GOP leaders are counting on quick action producing mild sanctions and the reelection of Gingrich as speaker. But some House Democrats have vowed to slow the pace of the House Ethics Committee’s deliberations and force Republicans, if they choose, to re-elect Gingrich as speaker before his ethics case has been resolved.

“The Republican strategy has been to stall the investigation for two years and now they want it resolved in two weeks,” an aide to the House Democratic leadership said Monday. “They want to sweep it under the rug. We are not going to agree to it.”

House Democratic Whip David E. Bonior of Michigan, Gingrich’s chief political antagonist, is demanding the Ethics Committee hearing be open to the public. “It ought to be an open hearing so the American people can have this laid out and can understand the dynamics,” Bonior said.

The House Ethics Committee chairman and others have cautioned it might not be possible for the panel’s 10 members to fully digest the charges detailed in a 22-page Statement of Alleged Violation prepared by an investigative subcommittee and recommend an appropriate penalty before the 105th Congress gathers Jan. 7.

Last Saturday, Gingrich signed the subcommittee’s report and admitted he had provided untrue information about the college course he taught that was at the center of the ethics probe.

While Gingrich and his allies have cast the speaker’s ethical infractions as largely insignificant, House members are likely to hear a far less favorable interpretation when James M. Cole, the Washington white-collar crime attorney retained by the ethics panel to oversee the probe, presents his recommendations.

Republicans cannot easily write off Cole as politically hostile to Gingrich, as they have attacked Bonior’s motives. And Democrats said they will press to learn Cole’s recommendations.

Rep. Nancy Johnson, R-Conn., chairman of the Ethics Committee, said in an interview with the Associated Press Sunday night that while she hoped the committee could act promptly, “It’s very hard when you have two weeks, both with major holidays.”

Most of the committee members are not planning to return to the capital until after the Jan. 1. “They’re scattered to the four winds,” explained one congressional aide. Rep. Jim McDermott (Wash.), the panel’s ranking Democrat, is vacationing in Italy and is not due back until Jan. 5.

The committee is equally divided between Republicans and Democrats, adding to the difficulties of finding a speedy resolution.

It is not clear whether the committee’s sanction hearing will be open to the public. Committee members will decide that after they review the case material. Since Gingrich has conceded the charges, there will be no formal presentation of the evidence by Cole. Instead, he and Gingrich’s lawyers will make oral or written arguments to the full committee on how severe the penalty ought to be.

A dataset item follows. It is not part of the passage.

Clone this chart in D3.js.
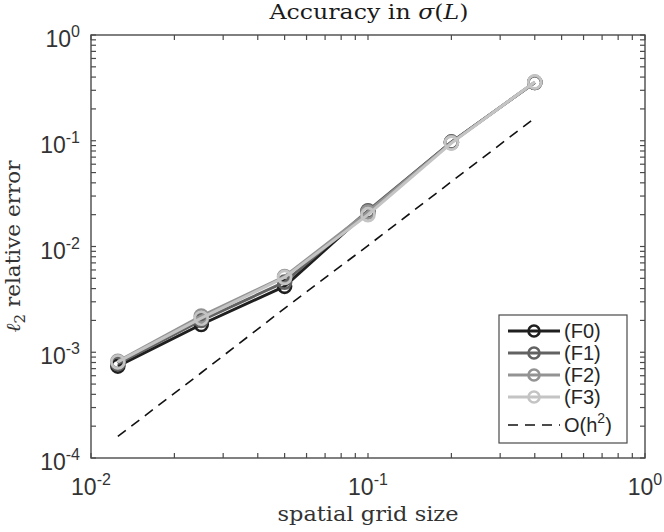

The report concluded that Gingrich should have consulted a lawyer to ensure that using tax-deductible contributions to finance both a college course he taught and a televised town hall meeting he held would not violate federal tax law. Furthermore, it said, the speaker gave the panel untrue information when it investigated those projects.

By accepting the report, but insisting his misdeeds were not intentional, Gingrich shortcircuited the House ethics process and avoided a public hearing.